Project ADAM is a non-profit that is working to fix those numbers. The program works with schools to establish an emergency plan in case of a sudden cardiac arrest. In the North Shore area, University School of Milwaukee is the first to be called a Project ADAM Heart Safe School. The school earned this recognition in March thanks to ninth grader Zadan Mason.
Mason got the idea thanks to a class project about SCA and connecting with Project ADAM's story.
The program was started in 1999 after Whitefish Bay basketball player Adam Lemel collapsed and died from cardiac arrest during a game. A basketball player himself, Mason recently discovered he has Left Ventricular Non-Compaction Cardiomyopathy (LVNC) which puts him at a higher risk for SCA.
"It was just startling how many young student athletes die from SCA and it's really actually mostly basketball players," says Mason.
Mason worked with the school's Head Nurse Kathleen Roebber for more than six months to get the school certified a heart safe school. Administrators, faculty, and staff worked to learn the ins and outs of CPR training and defibrillator use. Roebber says she's proud of the school but more importantly Mason for stepping forward with such a brilliant idea.
"You have 3 minutes if somebody goes into cardiac arrest. To get there, bring the AED, get them hooked up, and give the first shock," says Roebber.

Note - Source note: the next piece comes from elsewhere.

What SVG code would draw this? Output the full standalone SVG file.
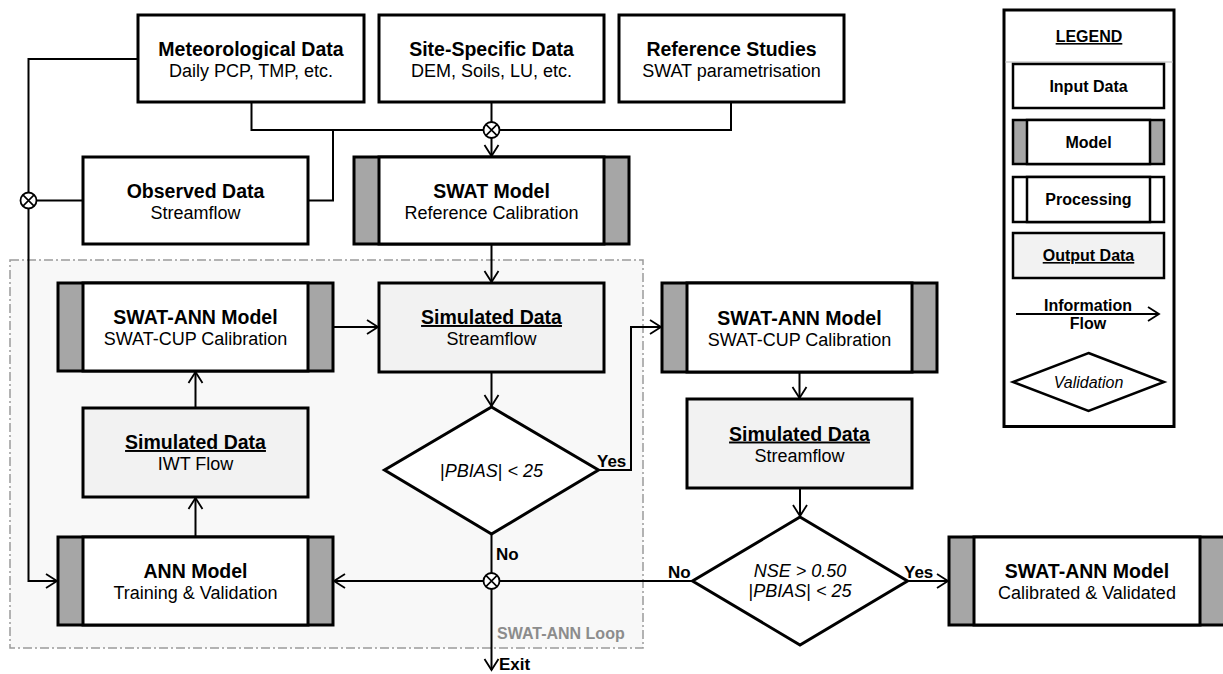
<svg xmlns="http://www.w3.org/2000/svg" xmlns:xlink="http://www.w3.org/1999/xlink" width="1223" height="674" viewBox="0 0 1223 674">
<style>
text{font-family:"Liberation Sans",Arial,Helvetica,sans-serif;fill:#000}
.t{font-weight:bold;font-size:19.5px;text-anchor:middle}
.s{font-size:18px;text-anchor:middle}
.u{text-decoration:underline}
.lb{font-weight:bold;font-size:17px}
.lg{font-weight:bold;font-size:16px;text-anchor:middle}
.box{fill:#fff;stroke:#000;stroke-width:3}
.out{fill:#f2f2f2;stroke:#000;stroke-width:3}
.strip{fill:#a6a6a6;stroke:#000;stroke-width:3}
.dia{fill:#fff;stroke:#000;stroke-width:3}
.ln{fill:none;stroke:#000;stroke-width:2}
.ar{fill:none;stroke:#000;stroke-width:2;marker-end:url(#arr)}
.jc{fill:#fff;stroke:#000;stroke-width:1.8}
.jx{fill:none;stroke:#000;stroke-width:1.6}
</style>
<defs>
<marker id="arr" markerUnits="userSpaceOnUse" markerWidth="16" markerHeight="16" viewBox="-13 -8 16 16" refX="0" refY="0" orient="auto" overflow="visible">
<path d="M-11,-7 L0,0 L-11,7" fill="none" stroke="#000" stroke-width="1.8"/>
</marker>
<g id="jn"><circle class="jc" r="8"/><path class="jx" d="M-5.6,-5.6 L5.6,5.6 M-5.6,5.6 L5.6,-5.6"/></g>
</defs>
<rect width="1223" height="674" fill="#fff"/>

<g id="loop">
<rect x="10" y="260" width="633" height="388" fill="#f8f8f8" stroke="#9a9a9a" stroke-width="1.5" stroke-dasharray="9 3 2 3"/>
<text x="497" y="639" style="font-weight:bold;font-size:16px;fill:#8c8c8c">SWAT-ANN Loop</text>
</g>

<g id="connectors">
<polyline class="ln" points="251.5,102 251.5,130 731,130 731,102"/>
<polyline class="ln" points="308,200.5 333,200.5 333,130"/>
<line class="ln" x1="491.5" y1="102" x2="491.5" y2="122"/>
<line class="ar" x1="491.5" y1="138" x2="491.5" y2="156"/>
<polyline class="ln" points="138,59 28.5,59 28.5,192.5"/>
<polyline class="ar" points="28.5,208.5 28.5,581 57,581"/>
<line class="ln" x1="83" y1="200.5" x2="36.5" y2="200.5"/>
<line class="ar" x1="491.5" y1="244" x2="491.5" y2="282"/>
<line class="ar" x1="333" y1="327" x2="378" y2="327"/>
<line class="ar" x1="491.5" y1="372" x2="491.5" y2="406"/>
<polyline class="ar" points="598.5,470 631,470 631,327 661,327"/>
<line class="ar" x1="799.5" y1="372" x2="799.5" y2="398"/>
<line class="ar" x1="800" y1="488" x2="800" y2="516"/>
<line class="ar" x1="908" y1="581" x2="948" y2="581"/>
<line class="ln" x1="693" y1="581" x2="499.5" y2="581"/>
<line class="ln" x1="491.5" y1="534" x2="491.5" y2="573"/>
<line class="ar" x1="483.5" y1="581" x2="334" y2="581"/>
<line class="ar" x1="491.5" y1="589" x2="491.5" y2="670"/>
<line class="ar" x1="195.5" y1="537" x2="195.5" y2="498"/>
<line class="ar" x1="195.5" y1="408" x2="195.5" y2="372"/>
<use xlink:href="#jn" x="491.5" y="130"/>
<use xlink:href="#jn" x="28.5" y="200.5"/>
<use xlink:href="#jn" x="491.5" y="581"/>
</g>

<g id="met">
<rect class="box" x="138" y="15" width="226" height="87"/>
<text class="t" x="251" y="56">Meteorological Data</text>
<text class="s" x="251" y="77">Daily PCP, TMP, etc.</text>
</g>
<g id="site">
<rect class="box" x="379" y="15" width="225" height="87"/>
<text class="t" x="491.5" y="56">Site-Specific Data</text>
<text class="s" x="491.5" y="77">DEM, Soils, LU, etc.</text>
</g>
<g id="ref">
<rect class="box" x="619" y="15" width="225" height="87"/>
<text class="t" x="731.5" y="56">Reference Studies</text>
<text class="s" x="731.5" y="77">SWAT parametrisation</text>
</g>
<g id="obs">
<rect class="box" x="83" y="157" width="225" height="87"/>
<text class="t" x="195.5" y="198">Observed Data</text>
<text class="s" x="195.5" y="219">Streamflow</text>
</g>
<g id="swat">
<rect class="strip" x="354" y="157" width="275" height="87"/>
<rect class="box" x="379" y="157" width="225" height="87"/>
<text class="t" x="491.5" y="198">SWAT Model</text>
<text class="s" x="491.5" y="219">Reference Calibration</text>
</g>
<g id="swatann1">
<rect class="strip" x="58" y="283" width="275" height="88"/>
<rect class="box" x="83" y="283" width="225" height="88"/>
<text class="t" x="195.5" y="324">SWAT-ANN Model</text>
<text class="s" x="195.5" y="345">SWAT-CUP Calibration</text>
</g>
<g id="sim1">
<rect class="out" x="379" y="283" width="225" height="89"/>
<text class="t u" x="491.5" y="324">Simulated Data</text>
<text class="s" x="491.5" y="345">Streamflow</text>
</g>
<g id="simiwt">
<rect class="out" x="83" y="408" width="225" height="89"/>
<text class="t u" x="195.5" y="449">Simulated Data</text>
<text class="s" x="195.5" y="470">IWT Flow</text>
</g>
<g id="ann">
<rect class="strip" x="58" y="537" width="275" height="88"/>
<rect class="box" x="83" y="537" width="225" height="88"/>
<text class="t" x="195.5" y="578">ANN Model</text>
<text class="s" x="195.5" y="599">Training &amp; Validation</text>
</g>
<g id="pbias">
<polygon class="dia" points="491.5,407 598.5,470 491.5,534 384.5,470"/>
<text class="s" x="491.5" y="477"><tspan>|</tspan><tspan font-style="italic">PBIAS</tspan><tspan>|</tspan><tspan font-style="italic"> &lt; 25</tspan></text>
<text class="lb" x="597" y="467">Yes</text>
<text class="lb" x="496" y="560">No</text>
<text class="lb" x="499" y="670">Exit</text>
</g>
<g id="swatann2">
<rect class="strip" x="662" y="283" width="275" height="89"/>
<rect class="box" x="687" y="283" width="225" height="89"/>
<text class="t" x="799.5" y="324.5">SWAT-ANN Model</text>
<text class="s" x="799.5" y="345.5">SWAT-CUP Calibration</text>
</g>
<g id="sim2">
<rect class="out" x="687" y="399" width="225" height="89"/>
<text class="t u" x="799.5" y="440.5">Simulated Data</text>
<text class="s" x="799.5" y="461.5">Streamflow</text>
</g>
<g id="nse">
<polygon class="dia" points="800,517 907.5,581 800,645 692.5,581"/>
<text class="s" x="800" y="577" font-style="italic">NSE &gt; 0.50</text>
<text class="s" x="800" y="597"><tspan>|</tspan><tspan font-style="italic">PBIAS</tspan><tspan>|</tspan><tspan font-style="italic"> &lt; 25</tspan></text>
<text class="lb" x="668" y="578">No</text>
<text class="lb" x="904" y="578">Yes</text>
</g>
<g id="final">
<rect class="strip" x="949" y="537" width="276" height="88"/>
<rect class="box" x="974" y="537" width="226" height="88"/>
<text class="t" x="1087" y="578">SWAT-ANN Model</text>
<text class="s" x="1087" y="599">Calibrated &amp; Validated</text>
</g>

<g id="legend">
<rect x="1004" y="10" width="170" height="416.5" fill="#fff" stroke="#000" stroke-width="3"/>
<text class="lg u" x="1089" y="42">LEGEND</text>
<line x1="1005.5" y1="62" x2="1172.5" y2="62" stroke="#cccccc" stroke-width="1.5"/>
<rect x="1013" y="64" width="151" height="44" fill="#fff" stroke="#000" stroke-width="2.5"/>
<text class="lg" x="1088.5" y="92">Input Data</text>
<rect x="1013" y="120" width="151" height="44" fill="#a6a6a6" stroke="#000" stroke-width="2.5"/>
<rect x="1027" y="120" width="123" height="44" fill="#fff" stroke="#000" stroke-width="2.5"/>
<text class="lg" x="1088.5" y="148">Model</text>
<rect x="1013" y="177" width="151" height="45" fill="#fff" stroke="#000" stroke-width="2.5"/>
<rect x="1027" y="177" width="123" height="45" fill="#fff" stroke="#000" stroke-width="2.5"/>
<text class="lg" x="1088.5" y="205">Processing</text>
<rect x="1013" y="233" width="151" height="45" fill="#f2f2f2" stroke="#000" stroke-width="2.5"/>
<text class="lg u" x="1088.5" y="261">Output Data</text>
<line class="ar" x1="1016" y1="314" x2="1159" y2="314"/>
<text class="lg" x="1088" y="311">Information</text>
<text class="lg" x="1088" y="329">Flow</text>
<polygon points="1088.5,353 1164,382 1088.5,411 1013,382" fill="#fff" stroke="#000" stroke-width="2.5"/>
<text x="1088.5" y="388" style="font-size:16px;font-style:italic;text-anchor:middle">Validation</text>
</g>
</svg>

Since time is of the essence, Roebber says there are more than 100 people trained in CPR. Additionally, several medical teams, made up of faculty and staff that know how to properly operate the AEDs and help save lives. There are 10 automated external defibrillators throughout campus.
Project ADAM Administrator, Allison Thompson says she's proud of Roebber and Mason's teamwork. She says becoming a heart safe school affects the entire community.
"Anybody can go into cardiac arrest, youth, adults, visitors. Really, schools are a hub for visitors," says Thompson.